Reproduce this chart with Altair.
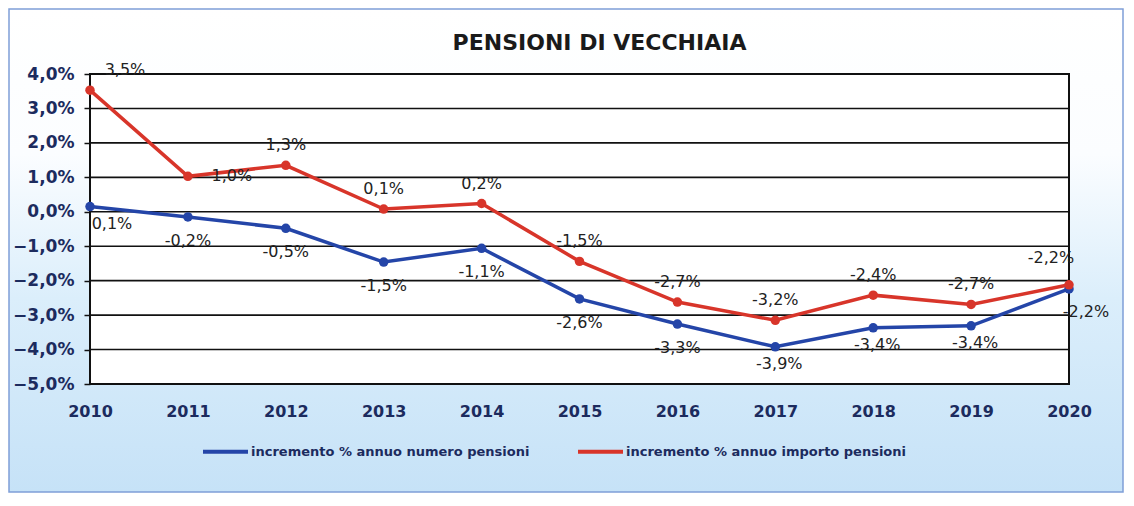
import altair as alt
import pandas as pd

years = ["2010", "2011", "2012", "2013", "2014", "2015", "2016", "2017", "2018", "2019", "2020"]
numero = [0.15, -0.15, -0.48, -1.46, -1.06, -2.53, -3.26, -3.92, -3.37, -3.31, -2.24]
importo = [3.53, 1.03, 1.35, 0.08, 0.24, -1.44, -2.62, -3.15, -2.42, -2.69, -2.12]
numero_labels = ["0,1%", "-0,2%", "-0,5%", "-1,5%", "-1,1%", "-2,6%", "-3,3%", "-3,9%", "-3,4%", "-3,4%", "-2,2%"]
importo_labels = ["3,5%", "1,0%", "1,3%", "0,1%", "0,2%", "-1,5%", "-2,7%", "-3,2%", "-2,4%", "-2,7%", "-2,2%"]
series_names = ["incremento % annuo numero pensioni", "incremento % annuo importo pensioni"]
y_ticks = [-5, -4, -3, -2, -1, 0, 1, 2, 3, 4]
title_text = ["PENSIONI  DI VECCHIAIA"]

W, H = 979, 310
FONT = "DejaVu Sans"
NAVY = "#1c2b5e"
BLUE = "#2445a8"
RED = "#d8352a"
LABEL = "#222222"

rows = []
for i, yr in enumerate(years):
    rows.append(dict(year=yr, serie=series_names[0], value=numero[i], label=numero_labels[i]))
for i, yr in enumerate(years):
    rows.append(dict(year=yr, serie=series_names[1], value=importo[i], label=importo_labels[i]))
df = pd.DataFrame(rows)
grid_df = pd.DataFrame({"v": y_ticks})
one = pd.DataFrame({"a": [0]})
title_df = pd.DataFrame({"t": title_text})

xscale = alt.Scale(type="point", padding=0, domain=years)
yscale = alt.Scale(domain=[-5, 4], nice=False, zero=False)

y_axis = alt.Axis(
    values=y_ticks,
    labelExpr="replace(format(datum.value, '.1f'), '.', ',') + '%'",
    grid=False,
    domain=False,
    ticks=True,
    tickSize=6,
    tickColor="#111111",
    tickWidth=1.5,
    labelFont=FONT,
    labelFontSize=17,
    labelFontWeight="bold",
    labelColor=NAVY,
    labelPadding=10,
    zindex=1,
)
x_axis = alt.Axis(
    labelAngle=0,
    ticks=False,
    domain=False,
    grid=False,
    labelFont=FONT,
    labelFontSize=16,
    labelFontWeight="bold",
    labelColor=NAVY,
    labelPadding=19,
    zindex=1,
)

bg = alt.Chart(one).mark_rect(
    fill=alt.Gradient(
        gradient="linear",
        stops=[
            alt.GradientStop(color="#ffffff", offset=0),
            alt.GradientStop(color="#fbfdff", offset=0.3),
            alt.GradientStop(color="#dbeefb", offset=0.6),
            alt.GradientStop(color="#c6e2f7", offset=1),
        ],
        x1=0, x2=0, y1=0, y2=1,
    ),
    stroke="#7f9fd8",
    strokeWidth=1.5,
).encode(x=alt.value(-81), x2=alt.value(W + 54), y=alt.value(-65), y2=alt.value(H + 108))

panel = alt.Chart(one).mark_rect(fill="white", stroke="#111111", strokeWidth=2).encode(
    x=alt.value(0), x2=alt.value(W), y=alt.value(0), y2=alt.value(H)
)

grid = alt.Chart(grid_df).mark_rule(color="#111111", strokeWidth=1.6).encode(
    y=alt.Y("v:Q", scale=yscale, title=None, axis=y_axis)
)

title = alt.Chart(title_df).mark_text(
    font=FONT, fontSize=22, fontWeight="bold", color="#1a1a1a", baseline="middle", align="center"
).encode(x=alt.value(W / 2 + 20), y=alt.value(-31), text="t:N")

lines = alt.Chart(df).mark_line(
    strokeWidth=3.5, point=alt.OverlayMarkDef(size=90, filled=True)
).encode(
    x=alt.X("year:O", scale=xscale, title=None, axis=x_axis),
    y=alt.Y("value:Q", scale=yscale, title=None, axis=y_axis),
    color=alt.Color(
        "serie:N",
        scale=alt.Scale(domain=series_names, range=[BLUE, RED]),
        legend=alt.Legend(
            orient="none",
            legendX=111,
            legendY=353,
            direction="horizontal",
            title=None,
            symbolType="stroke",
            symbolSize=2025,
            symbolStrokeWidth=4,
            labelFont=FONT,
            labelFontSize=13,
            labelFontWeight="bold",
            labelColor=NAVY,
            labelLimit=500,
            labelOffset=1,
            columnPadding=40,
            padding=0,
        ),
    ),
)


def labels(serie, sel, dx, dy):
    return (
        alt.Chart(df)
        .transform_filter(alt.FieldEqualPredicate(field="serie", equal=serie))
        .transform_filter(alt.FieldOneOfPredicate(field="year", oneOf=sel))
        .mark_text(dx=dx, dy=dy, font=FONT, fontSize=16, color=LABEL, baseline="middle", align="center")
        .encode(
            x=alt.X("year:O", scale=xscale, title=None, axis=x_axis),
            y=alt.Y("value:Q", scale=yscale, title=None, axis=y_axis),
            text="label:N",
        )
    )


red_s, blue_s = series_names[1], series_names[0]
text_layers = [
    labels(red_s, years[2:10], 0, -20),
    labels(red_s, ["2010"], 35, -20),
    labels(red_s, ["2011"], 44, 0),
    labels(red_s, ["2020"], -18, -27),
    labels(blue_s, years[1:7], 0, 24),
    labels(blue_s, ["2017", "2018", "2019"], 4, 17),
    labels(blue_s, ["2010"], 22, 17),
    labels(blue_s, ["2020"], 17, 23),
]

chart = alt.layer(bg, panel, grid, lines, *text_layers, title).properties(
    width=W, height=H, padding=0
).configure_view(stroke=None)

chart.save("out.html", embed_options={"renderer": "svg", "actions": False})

········

» Problem statement:
Restate the data above exactly, stripping out each image.

» Answer to this task:
Reproduce this chart with Altair.
import altair as alt
import pandas as pd

years = ["2010", "2011", "2012", "2013", "2014", "2015", "2016", "2017", "2018", "2019", "2020"]
numero = [0.15, -0.15, -0.48, -1.46, -1.06, -2.53, -3.26, -3.92, -3.37, -3.31, -2.24]
importo = [3.53, 1.03, 1.35, 0.08, 0.24, -1.44, -2.62, -3.15, -2.42, -2.69, -2.12]
numero_labels = ["0,1%", "-0,2%", "-0,5%", "-1,5%", "-1,1%", "-2,6%", "-3,3%", "-3,9%", "-3,4%", "-3,4%", "-2,2%"]
importo_labels = ["3,5%", "1,0%", "1,3%", "0,1%", "0,2%", "-1,5%", "-2,7%", "-3,2%", "-2,4%", "-2,7%", "-2,2%"]
series_names = ["incremento % annuo numero pensioni", "incremento % annuo importo pensioni"]
y_ticks = [-5, -4, -3, -2, -1, 0, 1, 2, 3, 4]
title_text = ["PENSIONI  DI VECCHIAIA"]

W, H = 979, 310
FONT = "DejaVu Sans"
NAVY = "#1c2b5e"
BLUE = "#2445a8"
RED = "#d8352a"
LABEL = "#222222"

rows = []
for i, yr in enumerate(years):
    rows.append(dict(year=yr, serie=series_names[0], value=numero[i], label=numero_labels[i]))
for i, yr in enumerate(years):
    rows.append(dict(year=yr, serie=series_names[1], value=importo[i], label=importo_labels[i]))
df = pd.DataFrame(rows)
grid_df = pd.DataFrame({"v": y_ticks})
one = pd.DataFrame({"a": [0]})
title_df = pd.DataFrame({"t": title_text})

xscale = alt.Scale(type="point", padding=0, domain=years)
yscale = alt.Scale(domain=[-5, 4], nice=False, zero=False)

y_axis = alt.Axis(
    values=y_ticks,
    labelExpr="replace(format(datum.value, '.1f'), '.', ',') + '%'",
    grid=False,
    domain=False,
    ticks=True,
    tickSize=6,
    tickColor="#111111",
    tickWidth=1.5,
    labelFont=FONT,
    labelFontSize=17,
    labelFontWeight="bold",
    labelColor=NAVY,
    labelPadding=10,
    zindex=1,
)
x_axis = alt.Axis(
    labelAngle=0,
    ticks=False,
    domain=False,
    grid=False,
    labelFont=FONT,
    labelFontSize=16,
    labelFontWeight="bold",
    labelColor=NAVY,
    labelPadding=19,
    zindex=1,
)

bg = alt.Chart(one).mark_rect(
    fill=alt.Gradient(
        gradient="linear",
        stops=[
            alt.GradientStop(color="#ffffff", offset=0),
            alt.GradientStop(color="#fbfdff", offset=0.3),
            alt.GradientStop(color="#dbeefb", offset=0.6),
            alt.GradientStop(color="#c6e2f7", offset=1),
        ],
        x1=0, x2=0, y1=0, y2=1,
    ),
    stroke="#7f9fd8",
    strokeWidth=1.5,
).encode(x=alt.value(-81), x2=alt.value(W + 54), y=alt.value(-65), y2=alt.value(H + 108))

panel = alt.Chart(one).mark_rect(fill="white", stroke="#111111", strokeWidth=2).encode(
    x=alt.value(0), x2=alt.value(W), y=alt.value(0), y2=alt.value(H)
)

grid = alt.Chart(grid_df).mark_rule(color="#111111", strokeWidth=1.6).encode(
    y=alt.Y("v:Q", scale=yscale, title=None, axis=y_axis)
)

title = alt.Chart(title_df).mark_text(
    font=FONT, fontSize=22, fontWeight="bold", color="#1a1a1a", baseline="middle", align="center"
).encode(x=alt.value(W / 2 + 20), y=alt.value(-31), text="t:N")

lines = alt.Chart(df).mark_line(
    strokeWidth=3.5, point=alt.OverlayMarkDef(size=90, filled=True)
).encode(
    x=alt.X("year:O", scale=xscale, title=None, axis=x_axis),
    y=alt.Y("value:Q", scale=yscale, title=None, axis=y_axis),
    color=alt.Color(
        "serie:N",
        scale=alt.Scale(domain=series_names, range=[BLUE, RED]),
        legend=alt.Legend(
            orient="none",
            legendX=111,
            legendY=353,
            direction="horizontal",
            title=None,
            symbolType="stroke",
            symbolSize=2025,
            symbolStrokeWidth=4,
            labelFont=FONT,
            labelFontSize=13,
            labelFontWeight="bold",
            labelColor=NAVY,
            labelLimit=500,
            labelOffset=1,
            columnPadding=40,
            padding=0,
        ),
    ),
)


def labels(serie, sel, dx, dy):
    return (
        alt.Chart(df)
        .transform_filter(alt.FieldEqualPredicate(field="serie", equal=serie))
        .transform_filter(alt.FieldOneOfPredicate(field="year", oneOf=sel))
        .mark_text(dx=dx, dy=dy, font=FONT, fontSize=16, color=LABEL, baseline="middle", align="center")
        .encode(
            x=alt.X("year:O", scale=xscale, title=None, axis=x_axis),
            y=alt.Y("value:Q", scale=yscale, title=None, axis=y_axis),
            text="label:N",
        )
    )


red_s, blue_s = series_names[1], series_names[0]
text_layers = [
    labels(red_s, years[2:10], 0, -20),
    labels(red_s, ["2010"], 35, -20),
    labels(red_s, ["2011"], 44, 0),
    labels(red_s, ["2020"], -18, -27),
    labels(blue_s, years[1:7], 0, 24),
    labels(blue_s, ["2017", "2018", "2019"], 4, 17),
    labels(blue_s, ["2010"], 22, 17),
    labels(blue_s, ["2020"], 17, 23),
]

chart = alt.layer(bg, panel, grid, lines, *text_layers, title).properties(
    width=W, height=H, padding=0
).configure_view(stroke=None)

chart.save("out.html", embed_options={"renderer": "svg", "actions": False})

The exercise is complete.